Now I looked at Berbick the way Tyson had: In him, I saw my way to get what I most wanted in the world. Here was my path to the back page. Berbick was 44 years old, give or take, fat and insolvent; he still wore the faded blue jacket he'd had made during that brief, blissful period before his loss to Tyson. That jacket had many zippers; Michael Jackson might have worn it, except that it read WBC WORLD HEAVYWEIGHT CHAMPION across the back. We sat at a table, just the two of us. He was a dream come true. "There is a spirit in this Canadian affair that will move me to rise like an eagle," he slurred into my tape recorder. "I will move mountains. I am preserved. I am a miracle."

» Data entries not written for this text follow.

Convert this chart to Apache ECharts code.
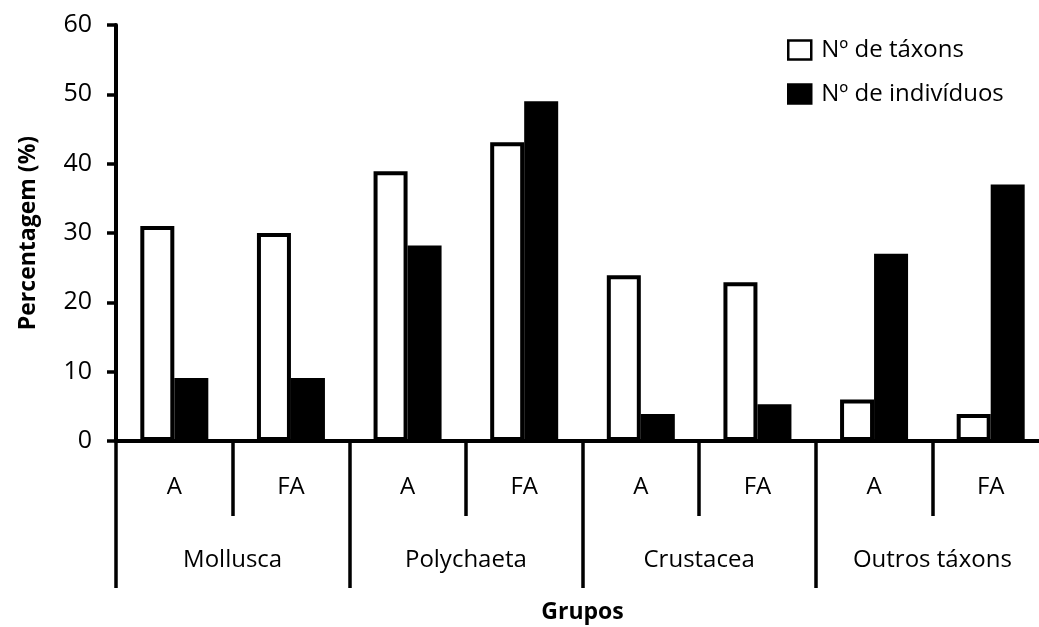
<!DOCTYPE html>
<html>
<head>
<meta charset="utf-8">
<script src="https://cdn.jsdelivr.net/npm/echarts@6/dist/echarts.min.js"></script>
<style>html,body{margin:0;padding:0;background:#fff}#c{width:1039px;height:627px}</style>
</head>
<body>
<div id="c"></div>
<script>
var subCategories = ['A', 'FA', 'A', 'FA', 'A', 'FA', 'A', 'FA'];
var groups = ['Mollusca', 'Polychaeta', 'Crustacea', 'Outros táxons'];
var taxons = [31, 30, 38.9, 43.1, 23.9, 22.9, 6.0, 3.9];
var individuos = [9.1, 9.1, 28.2, 49.0, 3.9, 5.3, 27.0, 37.0];
var yTicks = { min: 0, max: 60, interval: 10 };

var FONT = '"Open Sans", "Noto Sans", sans-serif';
var chart = echarts.init(document.getElementById('c'), null, { renderer: 'canvas' });
chart.setOption({
  animation: false,
  backgroundColor: '#fff',
  textStyle: { fontFamily: FONT, color: '#000' },
  grid: { left: 116, top: 25, right: -10, bottom: 186, containLabel: false, outerBoundsMode: 'none' },
  legend: {
    left: 782, top: 33, orient: 'vertical', itemGap: 20,
    itemWidth: 23, itemHeight: 19, icon: 'rect',
    textStyle: { fontFamily: FONT, fontSize: 24, color: '#000', padding: [0, 0, 0, 5] },
    itemStyle: { borderWidth: 2.5, borderColor: '#000' },
    data: ['Nº de táxons', 'Nº de indivíduos']
  },
  xAxis: [
    {
      type: 'category', data: subCategories, position: 'bottom',
      axisLine: { show: true, lineStyle: { color: '#000', width: 4 } },
      axisTick: { show: true, interval: 0, length: 75, lineStyle: { color: '#000', width: 3.5 } },
      axisLabel: { interval: 0, margin: 34, fontSize: 24, color: '#000', fontFamily: FONT },
      splitLine: { show: false },
      name: 'Grupos', nameLocation: 'middle', nameGap: 160,
      nameTextStyle: { fontSize: 23, fontWeight: 'bold', color: '#000', fontFamily: FONT }
    },
    {
      type: 'category', data: groups, position: 'bottom', offset: 0,
      axisLine: { show: false },
      axisTick: { show: true, interval: 0, length: 147, lineStyle: { color: '#000', width: 3.5 } },
      axisLabel: { interval: 0, margin: 107, fontSize: 24, color: '#000', fontFamily: FONT },
      splitLine: { show: false }
    }
  ],
  yAxis: {
    type: 'value', min: yTicks.min, max: yTicks.max, interval: yTicks.interval,
    axisLine: { show: true, lineStyle: { color: '#000', width: 4 } },
    axisTick: { show: true, length: 9, lineStyle: { color: '#000', width: 3.5 } },
    axisLabel: { margin: 24, fontSize: 25, color: '#000', fontFamily: FONT },
    splitLine: { show: false },
    name: 'Percentagem (%)', nameLocation: 'middle', nameGap: 76,
    nameTextStyle: { fontSize: 23, fontWeight: 'bold', color: '#000', fontFamily: FONT }
  },
  series: [
    {
      name: 'Nº de táxons', type: 'bar', xAxisIndex: 0, data: taxons,
      barWidth: 34, barGap: '0%',
      itemStyle: { color: '#fff', borderColor: '#000', borderWidth: 4 }
    },
    {
      name: 'Nº de indivíduos', type: 'bar', xAxisIndex: 0, data: individuos,
      barWidth: 34, barGap: '0%',
      itemStyle: { color: '#000', borderColor: '#000', borderWidth: 4 }
    }
  ]
});
</script>
</body>
</html>
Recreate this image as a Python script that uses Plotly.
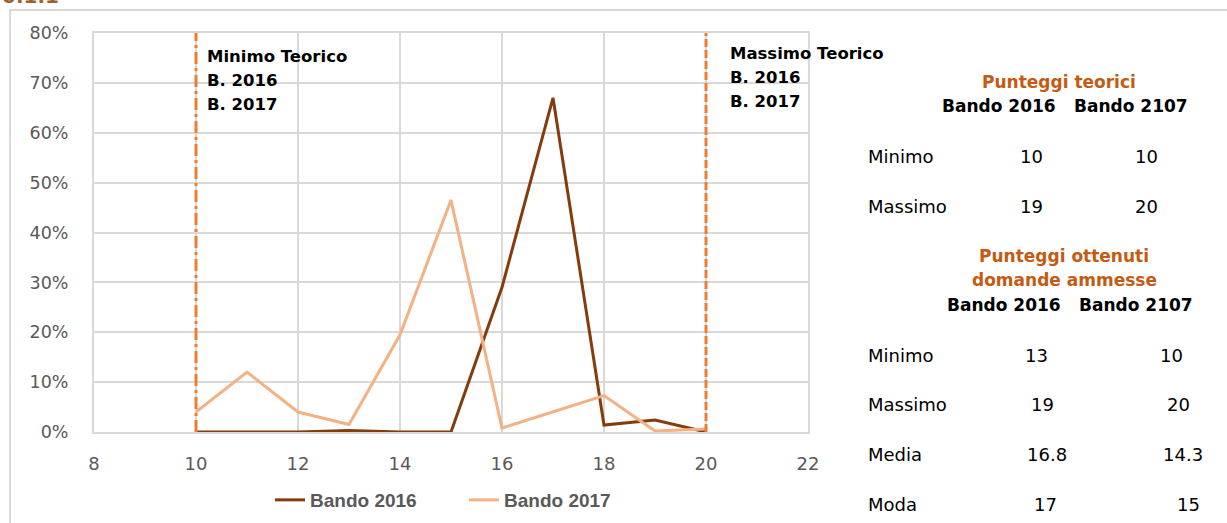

Incredibly, Berbick willed himself into winning that fight, defeating the 23-year-old champion. It was meaningless, really, a nothing belt contested in front of a small crowd. But I had the story that launched my career. It went big. Here was Trevor Berbick, lost and then found -- and now found too by people other than me, including probation officers in Florida, where he was wanted for parole violations.
Canadian immigration officials ultimately decided Berbick could be a mentor for young fighters and declined to deport him. But in 2002, after a failed brain scan had finally ended his boxing career, he slipped into the United States to see his American-born children. He was arrested in Miami and shipped back to Jamaica. Penniless, he lived off preaching, training and petty theft. He saw God in his apartment.
On Oct. 28, 2006, he went out for drinks with friends. After, he ended up in a remote churchyard. Harold Berbick, only 20 -- the same age Tyson was when he beat Berbick to become the youngest heavyweight champion -- approached his uncle from behind. Harold later said that Trevor had bullied him, stolen from him, thrown stones at him. Now he had chosen his own weapon, a length of pipe or a crowbar. He took a swing. Then another, and another. He did what the rest of us had failed to do.
But together, we -- all of us, everything -- had pushed Berbick into that churchyard, with his back to his nephew the murderer. Whenever people tell me sports don't matter, I think of that man lying facedown in the grass and how he got there, starting 25 years ago this week. I imagine he died still believing he was the heavyweight champion of the world. I imagine he died still believing in miracles.